* [JOB]: From the first line of the listing below, retype each line up to and including the one with "import pandas as pd"; pictures stay out.

::::::::

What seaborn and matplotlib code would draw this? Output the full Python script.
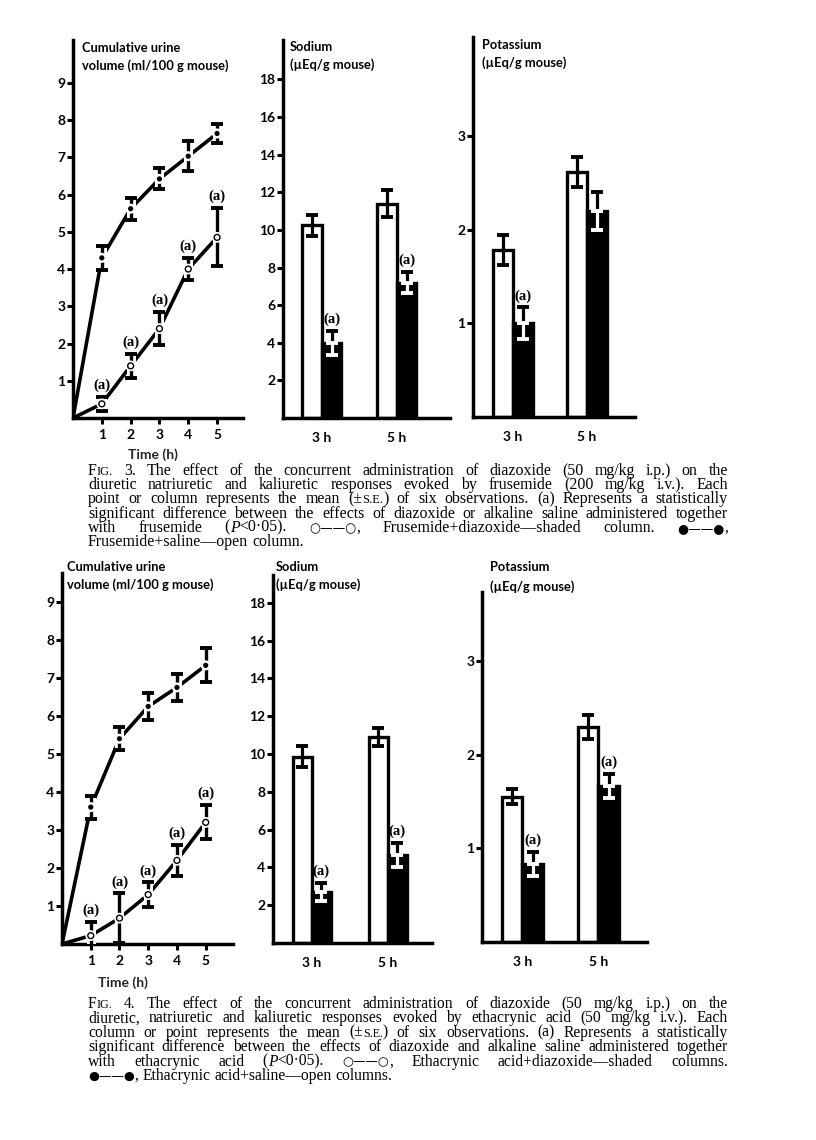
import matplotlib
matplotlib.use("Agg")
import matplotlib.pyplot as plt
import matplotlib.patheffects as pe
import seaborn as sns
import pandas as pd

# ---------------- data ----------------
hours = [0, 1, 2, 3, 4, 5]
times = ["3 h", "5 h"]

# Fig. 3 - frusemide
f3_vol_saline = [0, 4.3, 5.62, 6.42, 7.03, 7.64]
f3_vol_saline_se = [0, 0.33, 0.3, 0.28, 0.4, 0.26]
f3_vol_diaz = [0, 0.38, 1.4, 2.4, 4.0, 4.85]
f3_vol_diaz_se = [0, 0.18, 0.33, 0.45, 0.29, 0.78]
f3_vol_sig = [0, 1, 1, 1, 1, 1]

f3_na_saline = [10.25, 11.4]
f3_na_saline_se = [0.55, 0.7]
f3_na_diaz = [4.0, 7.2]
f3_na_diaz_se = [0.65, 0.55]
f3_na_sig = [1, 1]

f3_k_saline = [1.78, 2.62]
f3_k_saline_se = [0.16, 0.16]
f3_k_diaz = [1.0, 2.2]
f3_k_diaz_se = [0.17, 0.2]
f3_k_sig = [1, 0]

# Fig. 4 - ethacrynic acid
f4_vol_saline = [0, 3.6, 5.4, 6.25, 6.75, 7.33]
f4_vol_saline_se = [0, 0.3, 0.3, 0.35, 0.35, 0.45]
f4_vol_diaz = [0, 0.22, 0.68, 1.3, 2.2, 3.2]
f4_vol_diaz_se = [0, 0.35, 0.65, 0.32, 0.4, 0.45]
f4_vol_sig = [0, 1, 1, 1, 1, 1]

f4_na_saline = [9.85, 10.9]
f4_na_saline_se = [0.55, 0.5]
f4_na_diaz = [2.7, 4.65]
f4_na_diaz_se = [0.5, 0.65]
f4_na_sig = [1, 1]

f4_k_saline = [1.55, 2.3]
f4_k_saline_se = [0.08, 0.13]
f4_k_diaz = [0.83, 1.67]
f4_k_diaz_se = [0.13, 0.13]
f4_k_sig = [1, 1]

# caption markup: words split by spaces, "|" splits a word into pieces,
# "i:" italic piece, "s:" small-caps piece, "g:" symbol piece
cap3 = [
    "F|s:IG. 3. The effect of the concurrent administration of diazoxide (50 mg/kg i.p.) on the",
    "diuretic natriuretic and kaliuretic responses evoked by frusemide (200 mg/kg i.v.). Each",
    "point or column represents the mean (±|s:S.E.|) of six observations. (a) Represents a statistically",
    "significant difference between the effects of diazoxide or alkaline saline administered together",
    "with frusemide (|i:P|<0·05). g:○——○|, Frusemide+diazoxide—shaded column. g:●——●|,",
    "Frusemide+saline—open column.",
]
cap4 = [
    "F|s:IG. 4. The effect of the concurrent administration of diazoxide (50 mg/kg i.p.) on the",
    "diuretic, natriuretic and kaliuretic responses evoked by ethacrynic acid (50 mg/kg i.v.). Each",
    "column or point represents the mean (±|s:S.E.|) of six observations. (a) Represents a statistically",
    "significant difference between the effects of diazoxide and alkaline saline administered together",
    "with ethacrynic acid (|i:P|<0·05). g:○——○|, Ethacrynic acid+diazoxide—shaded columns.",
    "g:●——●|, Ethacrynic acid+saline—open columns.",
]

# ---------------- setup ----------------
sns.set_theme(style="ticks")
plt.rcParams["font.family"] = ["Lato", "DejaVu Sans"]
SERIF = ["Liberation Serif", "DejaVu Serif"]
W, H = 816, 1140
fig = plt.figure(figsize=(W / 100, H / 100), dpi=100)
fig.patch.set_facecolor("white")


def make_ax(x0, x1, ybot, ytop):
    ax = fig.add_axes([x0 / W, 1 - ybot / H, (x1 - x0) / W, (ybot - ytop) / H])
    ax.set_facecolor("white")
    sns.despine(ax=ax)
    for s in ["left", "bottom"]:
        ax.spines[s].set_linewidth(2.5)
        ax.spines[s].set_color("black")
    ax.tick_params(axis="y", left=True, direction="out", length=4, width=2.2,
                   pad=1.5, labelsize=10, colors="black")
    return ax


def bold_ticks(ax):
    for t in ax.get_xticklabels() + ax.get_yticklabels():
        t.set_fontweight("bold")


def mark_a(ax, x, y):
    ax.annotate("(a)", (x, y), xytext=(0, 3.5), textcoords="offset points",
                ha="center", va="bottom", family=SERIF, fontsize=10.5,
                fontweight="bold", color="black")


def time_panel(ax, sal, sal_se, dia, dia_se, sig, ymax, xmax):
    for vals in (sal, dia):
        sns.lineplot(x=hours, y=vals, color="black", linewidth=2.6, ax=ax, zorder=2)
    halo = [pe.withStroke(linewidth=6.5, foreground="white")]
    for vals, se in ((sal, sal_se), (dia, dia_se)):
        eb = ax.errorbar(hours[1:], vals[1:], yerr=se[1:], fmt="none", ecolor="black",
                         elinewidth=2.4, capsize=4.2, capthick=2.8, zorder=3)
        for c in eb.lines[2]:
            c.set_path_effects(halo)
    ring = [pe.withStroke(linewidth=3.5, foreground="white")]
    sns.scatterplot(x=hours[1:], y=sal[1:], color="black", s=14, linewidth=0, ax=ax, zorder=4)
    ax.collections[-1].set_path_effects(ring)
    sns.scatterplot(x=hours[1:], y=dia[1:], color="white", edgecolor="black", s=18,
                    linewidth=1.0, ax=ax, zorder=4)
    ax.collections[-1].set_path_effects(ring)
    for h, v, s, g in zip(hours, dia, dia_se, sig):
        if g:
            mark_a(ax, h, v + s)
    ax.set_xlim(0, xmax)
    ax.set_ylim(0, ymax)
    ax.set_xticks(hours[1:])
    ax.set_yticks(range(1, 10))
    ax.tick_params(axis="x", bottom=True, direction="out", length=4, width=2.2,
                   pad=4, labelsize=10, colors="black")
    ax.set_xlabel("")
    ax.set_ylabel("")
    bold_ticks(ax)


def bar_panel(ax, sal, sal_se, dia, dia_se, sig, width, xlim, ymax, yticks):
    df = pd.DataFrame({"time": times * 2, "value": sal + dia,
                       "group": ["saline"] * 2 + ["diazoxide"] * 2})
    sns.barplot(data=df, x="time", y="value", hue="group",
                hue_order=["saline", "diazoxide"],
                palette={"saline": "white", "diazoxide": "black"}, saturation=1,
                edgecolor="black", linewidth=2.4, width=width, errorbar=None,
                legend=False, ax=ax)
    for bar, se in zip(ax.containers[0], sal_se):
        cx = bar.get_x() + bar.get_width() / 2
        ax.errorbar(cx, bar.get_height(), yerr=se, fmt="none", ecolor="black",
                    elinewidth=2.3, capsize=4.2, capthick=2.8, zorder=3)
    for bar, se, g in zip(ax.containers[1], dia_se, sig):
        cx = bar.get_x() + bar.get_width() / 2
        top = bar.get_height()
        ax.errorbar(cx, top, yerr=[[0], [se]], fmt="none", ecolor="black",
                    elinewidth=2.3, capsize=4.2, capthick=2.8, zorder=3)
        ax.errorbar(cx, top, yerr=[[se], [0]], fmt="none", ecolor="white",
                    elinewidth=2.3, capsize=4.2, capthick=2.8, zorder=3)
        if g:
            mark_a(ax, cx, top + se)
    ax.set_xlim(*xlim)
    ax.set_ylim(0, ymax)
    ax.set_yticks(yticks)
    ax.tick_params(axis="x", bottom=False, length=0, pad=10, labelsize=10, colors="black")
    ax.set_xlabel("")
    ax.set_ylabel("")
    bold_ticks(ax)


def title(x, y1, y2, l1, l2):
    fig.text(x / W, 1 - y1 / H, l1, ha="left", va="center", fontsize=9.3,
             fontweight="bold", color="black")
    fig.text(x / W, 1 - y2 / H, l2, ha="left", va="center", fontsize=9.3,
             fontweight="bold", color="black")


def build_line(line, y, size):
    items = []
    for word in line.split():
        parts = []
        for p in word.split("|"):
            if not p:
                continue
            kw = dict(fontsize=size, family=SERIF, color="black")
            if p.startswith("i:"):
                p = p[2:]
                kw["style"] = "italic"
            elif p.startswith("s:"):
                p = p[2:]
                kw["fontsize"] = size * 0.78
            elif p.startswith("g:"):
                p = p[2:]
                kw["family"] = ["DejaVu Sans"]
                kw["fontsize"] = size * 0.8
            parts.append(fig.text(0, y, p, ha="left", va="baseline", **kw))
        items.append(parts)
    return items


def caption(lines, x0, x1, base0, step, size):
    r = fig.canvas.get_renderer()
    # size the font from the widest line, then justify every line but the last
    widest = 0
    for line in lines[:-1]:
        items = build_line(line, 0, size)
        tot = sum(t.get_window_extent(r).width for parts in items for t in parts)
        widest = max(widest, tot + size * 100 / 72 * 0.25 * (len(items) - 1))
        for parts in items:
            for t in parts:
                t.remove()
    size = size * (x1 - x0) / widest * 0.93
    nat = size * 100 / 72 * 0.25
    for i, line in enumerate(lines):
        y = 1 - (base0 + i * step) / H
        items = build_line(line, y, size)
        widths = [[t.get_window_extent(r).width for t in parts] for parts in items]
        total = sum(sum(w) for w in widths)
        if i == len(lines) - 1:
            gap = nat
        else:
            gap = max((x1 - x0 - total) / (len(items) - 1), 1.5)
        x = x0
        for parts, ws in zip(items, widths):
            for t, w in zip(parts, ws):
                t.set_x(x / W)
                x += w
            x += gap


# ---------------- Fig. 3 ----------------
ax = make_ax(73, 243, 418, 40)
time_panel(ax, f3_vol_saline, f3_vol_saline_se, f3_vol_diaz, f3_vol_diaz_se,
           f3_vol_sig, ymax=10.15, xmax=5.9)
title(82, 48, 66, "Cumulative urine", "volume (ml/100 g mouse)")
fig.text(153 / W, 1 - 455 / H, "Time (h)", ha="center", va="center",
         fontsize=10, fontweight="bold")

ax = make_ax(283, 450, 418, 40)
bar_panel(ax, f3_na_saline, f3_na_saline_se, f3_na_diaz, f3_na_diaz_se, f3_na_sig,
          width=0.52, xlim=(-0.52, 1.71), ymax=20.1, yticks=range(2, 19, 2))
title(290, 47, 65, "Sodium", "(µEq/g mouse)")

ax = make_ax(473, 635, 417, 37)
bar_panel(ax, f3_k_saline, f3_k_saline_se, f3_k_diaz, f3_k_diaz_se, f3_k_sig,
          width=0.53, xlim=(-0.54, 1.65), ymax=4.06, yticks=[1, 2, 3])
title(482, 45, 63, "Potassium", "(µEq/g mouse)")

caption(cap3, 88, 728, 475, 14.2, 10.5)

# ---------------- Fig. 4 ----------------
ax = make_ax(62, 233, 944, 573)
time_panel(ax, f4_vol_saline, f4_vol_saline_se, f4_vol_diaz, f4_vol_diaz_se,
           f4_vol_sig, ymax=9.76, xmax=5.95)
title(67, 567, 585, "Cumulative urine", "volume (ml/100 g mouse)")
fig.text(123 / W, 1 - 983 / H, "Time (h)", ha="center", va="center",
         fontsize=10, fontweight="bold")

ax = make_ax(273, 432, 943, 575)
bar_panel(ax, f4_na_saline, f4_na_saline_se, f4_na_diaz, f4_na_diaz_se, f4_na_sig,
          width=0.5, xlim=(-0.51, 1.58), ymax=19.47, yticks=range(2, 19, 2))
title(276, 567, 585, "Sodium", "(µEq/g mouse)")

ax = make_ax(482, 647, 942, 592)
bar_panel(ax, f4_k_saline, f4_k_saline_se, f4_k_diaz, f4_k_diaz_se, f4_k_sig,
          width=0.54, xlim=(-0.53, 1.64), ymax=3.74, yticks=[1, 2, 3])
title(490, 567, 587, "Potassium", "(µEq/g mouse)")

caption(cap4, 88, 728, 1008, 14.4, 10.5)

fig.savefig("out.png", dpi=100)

::::::::

* [THE OUTPUT]:
What seaborn and matplotlib code would draw this? Output the full Python script.
import matplotlib
matplotlib.use("Agg")
import matplotlib.pyplot as plt
import matplotlib.patheffects as pe
import seaborn as sns
import pandas as pd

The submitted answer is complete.